How Does FHA & Fannie Mae Calculate Commission and Bonus Income?

What income will an underwriter consider as income? And more importantly, what will they not consider as income?
The HUD 4155.1, Mortgage Credit Analysis has 40 pages dedicated to these two questions: Fannie Mae’s Sellers Guide has 56 pages.  They cover everything from salaried income to self-employment income; from border income to bonus income. In this post, we are going to limit our discussion to commissions and bonus income.

Generally, commissions and bonus income can be counted if the borrower can document they have received it for two years and there is a likelihood that it will continue.
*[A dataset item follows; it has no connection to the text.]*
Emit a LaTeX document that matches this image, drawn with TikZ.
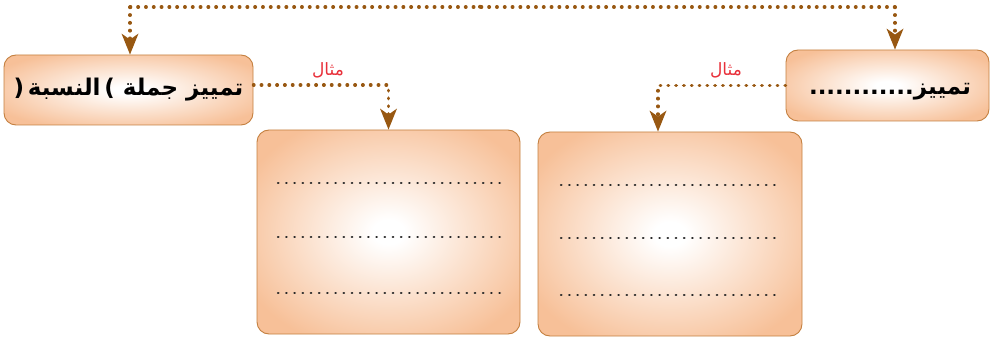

There are few things the underwriter will consider when looking at this type of income.

As a rule, the underwriter will average the last two years and the year to date bonus or commission income. But there are exceptions.

Has commission or bonus income decreased from the year before? Or does the year to date indicate lower commissions? If so, the underwriter may not consider it likely to continue. Where the underwriter will usually average the commission or bonus income over the past two years, they may instead only consider most recent year or not count it at all.

What if the borrower switched from one commission job to another commission job? As long as the most recent two years of continuous employment reflect commissions or bonus income, it may be considered subject to the same limits listed above. It will not be considered if the jobs are not in the same field or if the jobs are not considered similar. 

What if the borrower changed employers from a salary or hourly position to an employer that pays a lower salary plus commissions or bonuses? Unfortunately, unless there is a two year history of receiving the commissions or bonuses; only the current lower salary can be used.

There are methods that can be used to reflect the highest income possible when calculating commission or bonus income for mortgage underwriting. A seasoned Loan Officer knows that a two year average is the guideline: not a two year and several month average. By documenting only most recent two years and eliminating lower commission months over two years ago, the underwriter can increase the amount available to qualify.

There are many aspects to calculating commission or bonus income that an underwriter and a seasoned Loan Officer review when determining commission and bonus income . They are too numerous to go through here but feel free contact to Franklin Advantage  or call us at (800) 314-5363. Our seasoned, professional Loan Officers can help you explore your home loan options.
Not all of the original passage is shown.